All this is a roundabout way of saying that it’s also because of Peet that I saw some beautiful winter scenery this morning. I would not have been out driving around southeastern Minnesota had Emily and I not agreed to meet in Cannon Falls, the half-way point between my house and hers, to return Peet to his Mom.

I’m glad I had my camera along, because the conditions were right for one of those morning frosty fogs that whitens all the trees and makes the whole landscape look like a greeting card. I had heard about fog warnings earlier, so I had an inkling that it would be beautiful when the sun came out.

When I saw this funky sunrise over the Mendota Bridge, I knew it was going to be interesting.

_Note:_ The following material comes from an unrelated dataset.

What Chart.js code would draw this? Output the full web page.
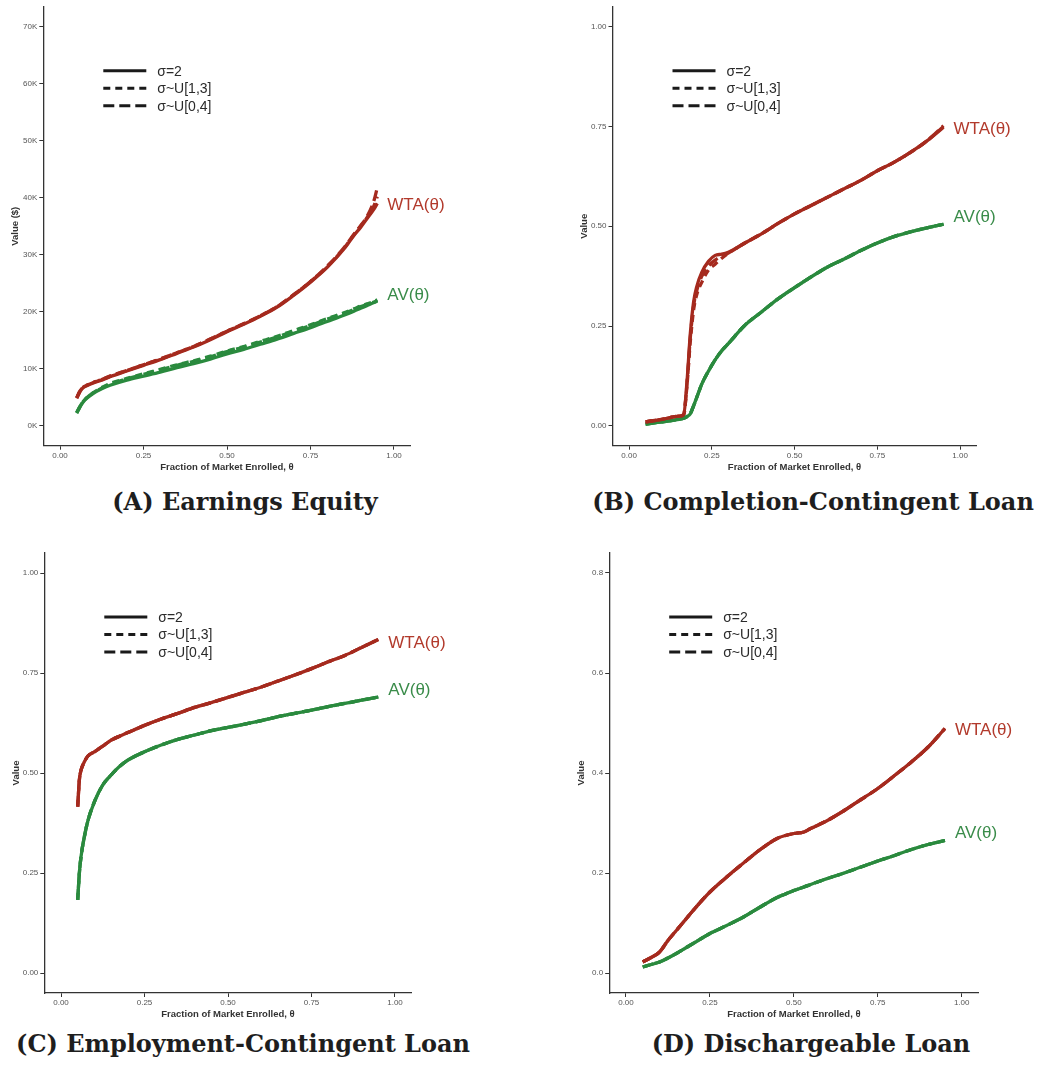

So after we said our sad goodbyes to other daughter, Lauren at the airport for her flight back to Chicago, Peet and I set off across the prairie. I had a nice breakfast in Cannon Falls with Emily, while Peet napped in the car. On the way back I got my camera out, took a couple of little side detours from U.S. 52, and shot some photos. Here are a few of them.

That’s all. Nothing more to report.

I love Peet.

I like going outside with him (usually).

When I do, I see stuff I wouldn’t otherwise see.

I miss him already.

And to paraphrase Robert Duvall as Lieutenant Colonel Bill Kilgore in Apocalypse Now — “I love the smell of steaming turds in the morning. It smells like victory!”